◆ **Information supplied**
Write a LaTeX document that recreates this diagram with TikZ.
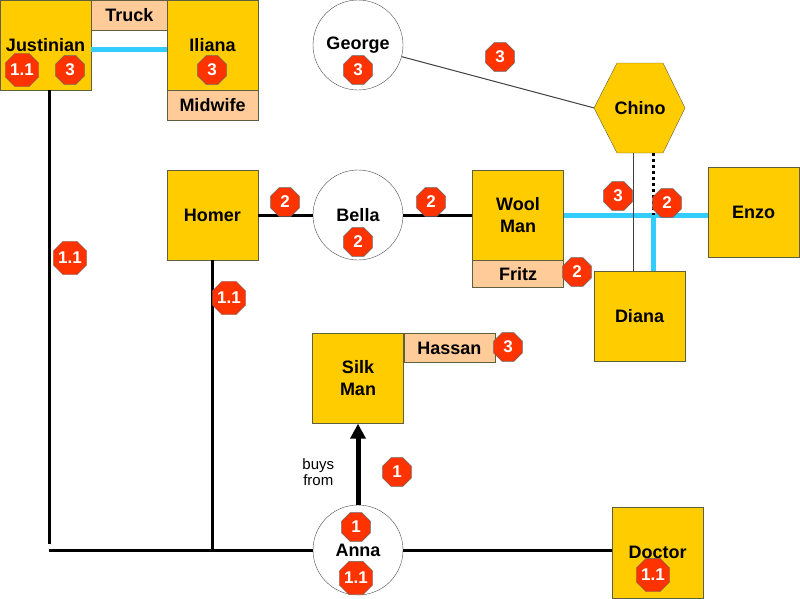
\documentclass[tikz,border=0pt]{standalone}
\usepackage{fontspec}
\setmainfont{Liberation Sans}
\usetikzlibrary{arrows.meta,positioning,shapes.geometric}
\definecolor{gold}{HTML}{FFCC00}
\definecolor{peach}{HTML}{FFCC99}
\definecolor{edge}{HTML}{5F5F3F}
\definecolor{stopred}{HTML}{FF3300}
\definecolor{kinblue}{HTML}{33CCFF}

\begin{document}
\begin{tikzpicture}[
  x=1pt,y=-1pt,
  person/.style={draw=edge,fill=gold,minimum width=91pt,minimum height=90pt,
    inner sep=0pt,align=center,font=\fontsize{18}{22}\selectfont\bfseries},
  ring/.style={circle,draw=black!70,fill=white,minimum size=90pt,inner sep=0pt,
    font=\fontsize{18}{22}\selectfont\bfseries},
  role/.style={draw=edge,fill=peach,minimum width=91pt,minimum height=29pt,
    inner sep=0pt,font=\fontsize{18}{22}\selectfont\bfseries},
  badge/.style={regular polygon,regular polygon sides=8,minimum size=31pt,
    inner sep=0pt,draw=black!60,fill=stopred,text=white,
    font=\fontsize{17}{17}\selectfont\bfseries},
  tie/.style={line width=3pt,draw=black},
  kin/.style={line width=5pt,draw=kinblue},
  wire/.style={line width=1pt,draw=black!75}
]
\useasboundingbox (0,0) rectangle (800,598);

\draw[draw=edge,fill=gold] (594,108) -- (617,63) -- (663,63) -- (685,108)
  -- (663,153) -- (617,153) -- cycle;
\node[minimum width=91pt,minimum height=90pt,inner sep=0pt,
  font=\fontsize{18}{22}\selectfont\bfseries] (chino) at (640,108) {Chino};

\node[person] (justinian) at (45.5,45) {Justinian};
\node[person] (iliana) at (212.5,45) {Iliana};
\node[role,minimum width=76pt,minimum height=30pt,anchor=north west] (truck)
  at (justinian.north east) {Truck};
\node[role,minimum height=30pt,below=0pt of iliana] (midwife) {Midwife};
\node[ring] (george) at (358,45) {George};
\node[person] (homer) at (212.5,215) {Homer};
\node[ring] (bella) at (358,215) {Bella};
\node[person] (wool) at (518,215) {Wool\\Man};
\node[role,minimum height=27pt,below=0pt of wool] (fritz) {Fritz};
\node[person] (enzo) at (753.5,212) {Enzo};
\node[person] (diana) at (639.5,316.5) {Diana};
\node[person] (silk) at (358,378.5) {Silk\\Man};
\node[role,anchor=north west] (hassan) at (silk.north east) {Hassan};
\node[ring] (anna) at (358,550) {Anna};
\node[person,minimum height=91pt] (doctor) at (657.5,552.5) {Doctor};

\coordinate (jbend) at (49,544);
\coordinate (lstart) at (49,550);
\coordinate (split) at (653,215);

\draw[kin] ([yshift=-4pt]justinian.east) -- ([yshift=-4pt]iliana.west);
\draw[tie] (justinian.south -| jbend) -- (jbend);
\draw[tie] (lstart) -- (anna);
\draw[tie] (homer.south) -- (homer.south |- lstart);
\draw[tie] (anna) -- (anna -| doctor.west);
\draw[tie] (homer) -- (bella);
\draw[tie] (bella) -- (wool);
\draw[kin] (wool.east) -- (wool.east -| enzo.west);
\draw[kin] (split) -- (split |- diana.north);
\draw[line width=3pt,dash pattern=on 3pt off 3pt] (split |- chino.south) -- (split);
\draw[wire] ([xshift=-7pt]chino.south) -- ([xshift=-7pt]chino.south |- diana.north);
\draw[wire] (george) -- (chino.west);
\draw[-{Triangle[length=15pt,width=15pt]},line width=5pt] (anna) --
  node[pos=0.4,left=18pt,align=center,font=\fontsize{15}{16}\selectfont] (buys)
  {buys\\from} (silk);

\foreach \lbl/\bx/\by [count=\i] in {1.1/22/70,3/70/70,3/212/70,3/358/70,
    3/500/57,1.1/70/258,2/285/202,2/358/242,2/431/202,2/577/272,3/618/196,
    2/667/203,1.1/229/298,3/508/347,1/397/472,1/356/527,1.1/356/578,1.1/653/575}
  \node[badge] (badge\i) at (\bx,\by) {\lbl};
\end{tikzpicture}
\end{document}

◆ **Request**
Reproduce the material above in full and without alteration, but skip all pictures.

◆ **Response below**
Write a LaTeX document that recreates this diagram with TikZ.
\documentclass[tikz,border=0pt]{standalone}
\usepackage{fontspec}
\setmainfont{Liberation Sans}
\usetikzlibrary{arrows.meta,positioning,shapes.geometric}
\definecolor{gold}{HTML}{FFCC00}
\definecolor{peach}{HTML}{FFCC99}
\definecolor{edge}{HTML}{5F5F3F}
\definecolor{stopred}{HTML}{FF3300}
\definecolor{kinblue}{HTML}{33CCFF}

\begin{document}
\begin{tikzpicture}[
  x=1pt,y=-1pt,
  person/.style={draw=edge,fill=gold,minimum width=91pt,minimum height=90pt,
    inner sep=0pt,align=center,font=\fontsize{18}{22}\selectfont\bfseries},
  ring/.style={circle,draw=black!70,fill=white,minimum size=90pt,inner sep=0pt,
    font=\fontsize{18}{22}\selectfont\bfseries},
  role/.style={draw=edge,fill=peach,minimum width=91pt,minimum height=29pt,
    inner sep=0pt,font=\fontsize{18}{22}\selectfont\bfseries},
  badge/.style={regular polygon,regular polygon sides=8,minimum size=31pt,
    inner sep=0pt,draw=black!60,fill=stopred,text=white,
    font=\fontsize{17}{17}\selectfont\bfseries},
  tie/.style={line width=3pt,draw=black},
  kin/.style={line width=5pt,draw=kinblue},
  wire/.style={line width=1pt,draw=black!75}
]
\useasboundingbox (0,0) rectangle (800,598);

\draw[draw=edge,fill=gold] (594,108) -- (617,63) -- (663,63) -- (685,108)
  -- (663,153) -- (617,153) -- cycle;
\node[minimum width=91pt,minimum height=90pt,inner sep=0pt,
  font=\fontsize{18}{22}\selectfont\bfseries] (chino) at (640,108) {Chino};

\node[person] (justinian) at (45.5,45) {Justinian};
\node[person] (iliana) at (212.5,45) {Iliana};
\node[role,minimum width=76pt,minimum height=30pt,anchor=north west] (truck)
  at (justinian.north east) {Truck};
\node[role,minimum height=30pt,below=0pt of iliana] (midwife) {Midwife};
\node[ring] (george) at (358,45) {George};
\node[person] (homer) at (212.5,215) {Homer};
\node[ring] (bella) at (358,215) {Bella};
\node[person] (wool) at (518,215) {Wool\\Man};
\node[role,minimum height=27pt,below=0pt of wool] (fritz) {Fritz};
\node[person] (enzo) at (753.5,212) {Enzo};
\node[person] (diana) at (639.5,316.5) {Diana};
\node[person] (silk) at (358,378.5) {Silk\\Man};
\node[role,anchor=north west] (hassan) at (silk.north east) {Hassan};
\node[ring] (anna) at (358,550) {Anna};
\node[person,minimum height=91pt] (doctor) at (657.5,552.5) {Doctor};

\coordinate (jbend) at (49,544);
\coordinate (lstart) at (49,550);
\coordinate (split) at (653,215);

\draw[kin] ([yshift=-4pt]justinian.east) -- ([yshift=-4pt]iliana.west);
\draw[tie] (justinian.south -| jbend) -- (jbend);
\draw[tie] (lstart) -- (anna);
\draw[tie] (homer.south) -- (homer.south |- lstart);
\draw[tie] (anna) -- (anna -| doctor.west);
\draw[tie] (homer) -- (bella);
\draw[tie] (bella) -- (wool);
\draw[kin] (wool.east) -- (wool.east -| enzo.west);
\draw[kin] (split) -- (split |- diana.north);
\draw[line width=3pt,dash pattern=on 3pt off 3pt] (split |- chino.south) -- (split);
\draw[wire] ([xshift=-7pt]chino.south) -- ([xshift=-7pt]chino.south |- diana.north);
\draw[wire] (george) -- (chino.west);
\draw[-{Triangle[length=15pt,width=15pt]},line width=5pt] (anna) --
  node[pos=0.4,left=18pt,align=center,font=\fontsize{15}{16}\selectfont] (buys)
  {buys\\from} (silk);

\foreach \lbl/\bx/\by [count=\i] in {1.1/22/70,3/70/70,3/212/70,3/358/70,
    3/500/57,1.1/70/258,2/285/202,2/358/242,2/431/202,2/577/272,3/618/196,
    2/667/203,1.1/229/298,3/508/347,1/397/472,1/356/527,1.1/356/578,1.1/653/575}
  \node[badge] (badge\i) at (\bx,\by) {\lbl};
\end{tikzpicture}
\end{document}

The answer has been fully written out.